How to Change the Scrolling Direction on Your Mac

The mouse or trackpad preference pane controls the scrolling direction

Scrolling direction in OS X

With the advent of OS X Lion, Apple began merging features of iOS and OS X. One of the most notable, simply because it was obvious to any Mac user who upgraded to any of the later versions of OS X, was the change to the default behavior of scrolling within a window or application. Scrolling is now performed using what Apple calls a "natural" scrolling method. Based on how multi-touch iOS devices scroll, the method will seem backward for Mac users who have mostly or only worked with indirect pointing devices, such as mice and touchpads. With multi-touch devices, you use your finger directly on a screen to control the scrolling process.

In essence, natural scrolling reverses the standard scrolling direction. In pre-Lion versions of OS X, you scrolled down to bring information that was below the window into view. With natural scrolling, the direction of scrolling is up; in essence, you are moving the page up to view the content that is below the view of the current window.

Natural scrolling works very well in a direct touch-based interface; you grab the page and pull it up to view its contents. On a Mac, this may seem a bit perverse at first. You may even decide that being unnatural isn't such a bad thing.

Changing Scrolling Direction in OS X for the Mouse

  1. Launch System Preferences by clicking the System Preferences icon in the Dock, selecting System Preferences from the Apple menu, or clicking the Launchpad icon in the Dock and selecting the System Preferences icon.

  2. When System Preferences opens, select the Mouse preference pane.

  3. Select the Point & Click tab.

  4. Remove the check mark next to Scroll direction: natural to return to the "unnatural," but historical, default scrolling direction. If you prefer the iOS multi-touch style scrolling system, make sure there is a checkmark in the box.

Changing Scrolling Direction in OS X for the Trackpad

These instructions work for a MacBook product with a built-in trackpad, as well as the Magic Trackpad Apple sells separately.

  1. Open System Preferences using the same method outlined above.

  2. With the System Preferences window open, select the Trackpad preference pane.

  3. Select the Scroll & Zoom tab.

  4. To return the scrolling direction to the unnatural method, that is, the older method used in earlier Macs, remove the check mark from the box labeled Scroll direction: natural. To use the new iOS-inspired scrolling method, place a check mark in the box.

If you selected the unnatural scrolling option, your mouse or trackpad will now scroll the same way it did in earlier versions of OS X.

Unnatural Came First

Apple calls the two scrolling systems natural and unnatural, but really, the unnatural system is the original system used by both Apple and Windows for scrolling a window's content.
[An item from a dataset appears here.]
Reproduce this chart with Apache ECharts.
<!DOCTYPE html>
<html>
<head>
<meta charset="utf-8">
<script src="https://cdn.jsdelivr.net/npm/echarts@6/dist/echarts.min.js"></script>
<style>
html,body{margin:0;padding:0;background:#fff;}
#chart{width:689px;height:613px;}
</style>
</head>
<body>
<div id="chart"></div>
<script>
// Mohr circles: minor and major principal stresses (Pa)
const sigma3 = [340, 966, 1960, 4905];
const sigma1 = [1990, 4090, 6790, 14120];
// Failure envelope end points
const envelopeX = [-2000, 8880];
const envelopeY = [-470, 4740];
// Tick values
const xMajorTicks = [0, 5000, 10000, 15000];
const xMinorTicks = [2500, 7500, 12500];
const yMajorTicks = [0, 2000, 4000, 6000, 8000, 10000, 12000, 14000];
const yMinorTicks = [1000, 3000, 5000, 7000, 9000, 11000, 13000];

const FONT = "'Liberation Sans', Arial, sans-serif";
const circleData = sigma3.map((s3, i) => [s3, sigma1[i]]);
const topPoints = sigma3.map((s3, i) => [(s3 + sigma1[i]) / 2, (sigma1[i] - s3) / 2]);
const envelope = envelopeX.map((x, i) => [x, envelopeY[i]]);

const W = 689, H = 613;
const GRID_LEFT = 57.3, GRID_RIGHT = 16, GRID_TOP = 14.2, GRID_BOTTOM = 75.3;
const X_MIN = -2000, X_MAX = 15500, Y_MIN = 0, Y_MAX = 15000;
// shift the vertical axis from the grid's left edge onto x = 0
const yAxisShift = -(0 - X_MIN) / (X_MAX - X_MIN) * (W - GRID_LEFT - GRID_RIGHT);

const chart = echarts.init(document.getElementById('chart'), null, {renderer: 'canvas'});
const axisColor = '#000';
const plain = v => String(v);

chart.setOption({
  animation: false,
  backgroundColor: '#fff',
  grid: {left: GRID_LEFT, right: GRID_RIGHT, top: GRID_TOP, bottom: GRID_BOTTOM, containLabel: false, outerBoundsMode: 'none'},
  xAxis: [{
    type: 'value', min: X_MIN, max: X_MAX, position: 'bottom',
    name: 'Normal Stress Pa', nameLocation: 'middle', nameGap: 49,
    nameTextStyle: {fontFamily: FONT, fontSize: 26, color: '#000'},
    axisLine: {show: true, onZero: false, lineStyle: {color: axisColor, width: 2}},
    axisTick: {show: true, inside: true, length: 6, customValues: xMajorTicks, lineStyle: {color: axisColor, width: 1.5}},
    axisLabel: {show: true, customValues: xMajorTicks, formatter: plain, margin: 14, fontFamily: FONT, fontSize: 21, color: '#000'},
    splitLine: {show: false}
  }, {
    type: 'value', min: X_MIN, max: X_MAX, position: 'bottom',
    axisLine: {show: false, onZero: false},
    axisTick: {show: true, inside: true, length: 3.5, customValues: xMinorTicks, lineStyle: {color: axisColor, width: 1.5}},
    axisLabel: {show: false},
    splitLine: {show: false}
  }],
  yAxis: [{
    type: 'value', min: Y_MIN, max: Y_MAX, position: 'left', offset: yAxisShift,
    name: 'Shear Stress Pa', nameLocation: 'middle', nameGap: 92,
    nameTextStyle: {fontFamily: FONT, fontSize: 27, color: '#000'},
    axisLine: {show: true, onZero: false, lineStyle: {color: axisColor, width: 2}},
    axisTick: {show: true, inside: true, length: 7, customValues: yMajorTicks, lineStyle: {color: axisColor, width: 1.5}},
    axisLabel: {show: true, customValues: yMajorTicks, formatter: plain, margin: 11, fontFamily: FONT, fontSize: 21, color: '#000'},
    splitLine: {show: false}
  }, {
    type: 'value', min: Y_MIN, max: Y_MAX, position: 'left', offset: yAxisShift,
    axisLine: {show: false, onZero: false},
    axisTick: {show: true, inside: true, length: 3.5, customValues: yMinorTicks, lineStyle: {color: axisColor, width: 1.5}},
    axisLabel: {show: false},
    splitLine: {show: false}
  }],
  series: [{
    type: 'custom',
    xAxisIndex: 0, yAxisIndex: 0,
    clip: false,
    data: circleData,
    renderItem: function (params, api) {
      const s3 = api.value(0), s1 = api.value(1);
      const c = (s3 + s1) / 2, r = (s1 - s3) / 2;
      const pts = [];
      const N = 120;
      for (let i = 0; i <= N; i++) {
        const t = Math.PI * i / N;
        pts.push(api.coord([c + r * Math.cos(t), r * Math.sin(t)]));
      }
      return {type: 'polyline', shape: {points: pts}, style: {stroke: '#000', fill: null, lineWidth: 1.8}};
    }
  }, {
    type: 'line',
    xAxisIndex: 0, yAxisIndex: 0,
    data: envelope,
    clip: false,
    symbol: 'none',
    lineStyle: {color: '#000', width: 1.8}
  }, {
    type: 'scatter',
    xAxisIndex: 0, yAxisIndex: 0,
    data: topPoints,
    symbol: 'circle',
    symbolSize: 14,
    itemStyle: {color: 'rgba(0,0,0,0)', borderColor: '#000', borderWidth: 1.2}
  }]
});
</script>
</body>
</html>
The interface metaphor for displaying the content of a file was that of a window, which gave you a view of the file's content. In many cases, the window was smaller than the content, so a method was required to either move the window to see more or move the file content to have different parts of the file appear in the window.
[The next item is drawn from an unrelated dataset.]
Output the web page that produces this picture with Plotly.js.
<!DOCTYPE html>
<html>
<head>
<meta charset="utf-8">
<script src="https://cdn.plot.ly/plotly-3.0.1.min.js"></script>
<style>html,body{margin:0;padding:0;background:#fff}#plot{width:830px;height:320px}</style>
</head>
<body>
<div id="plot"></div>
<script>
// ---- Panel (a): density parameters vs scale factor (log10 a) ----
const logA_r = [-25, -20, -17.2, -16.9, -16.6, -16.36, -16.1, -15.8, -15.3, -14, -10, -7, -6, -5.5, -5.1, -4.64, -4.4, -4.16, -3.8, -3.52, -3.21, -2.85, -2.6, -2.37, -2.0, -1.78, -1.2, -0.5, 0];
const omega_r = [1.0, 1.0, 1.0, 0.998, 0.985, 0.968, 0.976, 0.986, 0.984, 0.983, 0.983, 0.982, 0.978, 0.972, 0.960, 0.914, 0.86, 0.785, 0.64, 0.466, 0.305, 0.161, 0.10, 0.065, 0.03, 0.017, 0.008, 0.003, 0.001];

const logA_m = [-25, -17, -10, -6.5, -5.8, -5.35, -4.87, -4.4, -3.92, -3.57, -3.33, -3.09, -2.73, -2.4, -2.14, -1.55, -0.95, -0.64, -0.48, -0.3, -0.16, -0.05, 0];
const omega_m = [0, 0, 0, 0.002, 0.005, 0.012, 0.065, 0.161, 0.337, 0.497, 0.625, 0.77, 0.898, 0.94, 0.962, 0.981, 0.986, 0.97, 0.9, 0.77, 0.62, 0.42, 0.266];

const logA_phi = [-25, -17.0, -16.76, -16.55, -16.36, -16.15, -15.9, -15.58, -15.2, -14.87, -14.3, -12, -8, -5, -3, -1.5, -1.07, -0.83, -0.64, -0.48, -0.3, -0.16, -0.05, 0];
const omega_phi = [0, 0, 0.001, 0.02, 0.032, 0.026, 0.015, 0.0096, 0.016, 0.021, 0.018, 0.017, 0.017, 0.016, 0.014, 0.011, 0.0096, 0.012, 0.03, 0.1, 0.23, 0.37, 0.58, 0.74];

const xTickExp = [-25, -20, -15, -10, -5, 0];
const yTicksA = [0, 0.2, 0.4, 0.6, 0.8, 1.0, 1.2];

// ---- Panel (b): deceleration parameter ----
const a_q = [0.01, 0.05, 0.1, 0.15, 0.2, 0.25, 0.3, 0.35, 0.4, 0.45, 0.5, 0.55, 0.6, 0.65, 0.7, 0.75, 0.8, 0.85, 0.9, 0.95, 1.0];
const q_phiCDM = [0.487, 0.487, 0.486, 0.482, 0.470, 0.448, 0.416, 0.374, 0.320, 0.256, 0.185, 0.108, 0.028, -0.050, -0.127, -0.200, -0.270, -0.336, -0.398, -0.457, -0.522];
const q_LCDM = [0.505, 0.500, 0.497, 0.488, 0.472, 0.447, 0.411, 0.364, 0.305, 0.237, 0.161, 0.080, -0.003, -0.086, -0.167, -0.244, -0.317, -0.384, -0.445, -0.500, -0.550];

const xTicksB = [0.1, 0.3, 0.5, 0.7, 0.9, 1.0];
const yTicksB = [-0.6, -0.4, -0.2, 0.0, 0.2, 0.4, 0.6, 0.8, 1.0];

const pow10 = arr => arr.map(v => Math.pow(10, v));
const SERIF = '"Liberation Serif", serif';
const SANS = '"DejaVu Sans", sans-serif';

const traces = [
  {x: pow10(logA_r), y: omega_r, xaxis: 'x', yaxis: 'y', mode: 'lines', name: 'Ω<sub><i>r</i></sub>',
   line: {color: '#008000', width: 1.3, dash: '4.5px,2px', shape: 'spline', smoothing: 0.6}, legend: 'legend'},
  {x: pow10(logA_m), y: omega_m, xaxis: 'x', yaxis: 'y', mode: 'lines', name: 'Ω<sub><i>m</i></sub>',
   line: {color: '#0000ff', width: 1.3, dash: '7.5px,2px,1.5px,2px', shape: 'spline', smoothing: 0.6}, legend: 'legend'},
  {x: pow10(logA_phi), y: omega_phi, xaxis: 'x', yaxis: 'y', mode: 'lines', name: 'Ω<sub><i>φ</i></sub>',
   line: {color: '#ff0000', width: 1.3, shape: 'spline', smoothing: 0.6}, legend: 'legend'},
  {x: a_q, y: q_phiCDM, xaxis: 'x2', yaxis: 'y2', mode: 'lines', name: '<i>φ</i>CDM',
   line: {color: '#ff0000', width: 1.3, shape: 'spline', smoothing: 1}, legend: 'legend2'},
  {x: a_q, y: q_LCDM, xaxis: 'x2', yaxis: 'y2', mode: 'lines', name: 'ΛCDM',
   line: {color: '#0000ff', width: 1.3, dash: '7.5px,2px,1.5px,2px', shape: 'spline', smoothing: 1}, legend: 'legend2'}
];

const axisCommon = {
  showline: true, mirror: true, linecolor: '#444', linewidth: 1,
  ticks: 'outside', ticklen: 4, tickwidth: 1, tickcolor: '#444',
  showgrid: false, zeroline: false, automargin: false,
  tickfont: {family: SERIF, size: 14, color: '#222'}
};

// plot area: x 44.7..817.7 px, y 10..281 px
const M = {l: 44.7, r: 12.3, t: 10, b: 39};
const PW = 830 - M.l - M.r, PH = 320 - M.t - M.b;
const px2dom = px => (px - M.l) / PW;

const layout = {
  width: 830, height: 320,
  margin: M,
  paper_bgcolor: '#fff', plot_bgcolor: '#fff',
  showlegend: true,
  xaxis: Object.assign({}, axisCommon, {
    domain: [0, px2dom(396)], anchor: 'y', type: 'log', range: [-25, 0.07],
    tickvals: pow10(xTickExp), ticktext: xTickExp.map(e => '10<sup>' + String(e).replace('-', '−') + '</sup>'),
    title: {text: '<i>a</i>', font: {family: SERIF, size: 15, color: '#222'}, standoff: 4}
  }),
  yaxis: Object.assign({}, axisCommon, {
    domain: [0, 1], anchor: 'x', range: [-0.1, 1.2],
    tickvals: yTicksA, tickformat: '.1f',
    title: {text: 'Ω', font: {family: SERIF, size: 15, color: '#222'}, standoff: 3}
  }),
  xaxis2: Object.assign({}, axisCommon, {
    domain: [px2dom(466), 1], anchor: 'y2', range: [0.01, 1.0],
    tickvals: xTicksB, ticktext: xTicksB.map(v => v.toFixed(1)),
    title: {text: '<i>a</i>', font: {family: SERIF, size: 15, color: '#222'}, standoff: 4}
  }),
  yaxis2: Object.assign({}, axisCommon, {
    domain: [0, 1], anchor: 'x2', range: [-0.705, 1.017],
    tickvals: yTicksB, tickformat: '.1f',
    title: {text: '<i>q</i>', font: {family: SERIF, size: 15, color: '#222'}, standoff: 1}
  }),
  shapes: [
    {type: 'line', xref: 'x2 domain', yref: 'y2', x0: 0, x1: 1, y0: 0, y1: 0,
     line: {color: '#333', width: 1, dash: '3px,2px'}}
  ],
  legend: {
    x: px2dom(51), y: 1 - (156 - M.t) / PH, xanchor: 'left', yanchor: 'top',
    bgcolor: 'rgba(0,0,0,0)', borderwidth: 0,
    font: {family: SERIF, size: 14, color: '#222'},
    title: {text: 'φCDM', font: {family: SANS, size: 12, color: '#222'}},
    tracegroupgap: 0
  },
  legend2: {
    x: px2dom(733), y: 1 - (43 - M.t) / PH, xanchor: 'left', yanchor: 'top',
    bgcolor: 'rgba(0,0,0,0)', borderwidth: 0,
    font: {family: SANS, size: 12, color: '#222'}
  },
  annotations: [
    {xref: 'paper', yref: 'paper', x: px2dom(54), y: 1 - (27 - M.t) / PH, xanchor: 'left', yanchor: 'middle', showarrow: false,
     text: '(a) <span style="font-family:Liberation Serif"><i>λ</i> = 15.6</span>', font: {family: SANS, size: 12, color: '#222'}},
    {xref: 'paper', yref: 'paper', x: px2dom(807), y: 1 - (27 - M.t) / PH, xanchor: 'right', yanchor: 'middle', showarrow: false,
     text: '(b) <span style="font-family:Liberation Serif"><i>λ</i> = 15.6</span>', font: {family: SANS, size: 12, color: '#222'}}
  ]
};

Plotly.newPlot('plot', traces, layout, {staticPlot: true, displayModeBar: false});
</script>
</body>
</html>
The second idea made more sense since the idea of moving a window around to see what's behind it seems a little awkward. To go a bit further in our viewing metaphor, the file we're viewing can be thought of as a piece of paper, with all of the file's content set down on the paper. It's the paper we see through the window.

Scroll bars were added to the window to provide a visual indication of how much more information was available but hidden from view. In essence, the scroll bars indicated the position of the paper seen through the window. If you wanted to see what was further down on the paper, you moved to a lower area on the scroll bars.

This scrolling down to reveal additional information became the standard for scrolling. It was even reinforced by the first mice that included scroll wheels. Their default scrolling behavior was for a downward movement of the scroll wheel to move down on the scroll bars.

Natural Scrolling

Natural scrolling isn't all that natural, at least, not for any indirect scrolling system such as the one Macs and most PCs use. However, when you have a direct interface to the viewing device, such as an iPhone or iPad's multi-touch user interface, then natural scrolling makes a great deal of sense.

With your finger directly in contact with the display, it's more intuitive to view content that is below the window by pulling up or dragging up the content with an upward swipe. If Apple had instead used the indirect scrolling interface then in use on the Mac, it would have been an odd process—placing your finger on the screen and swiping down to view content would not seem natural.

However, when you move the interface from a direct finger on the screen to an indirect mouse or trackpad that is not in the same physical plane as the display, then the preference for a natural or unnatural scrolling interface really comes down to a learned preference.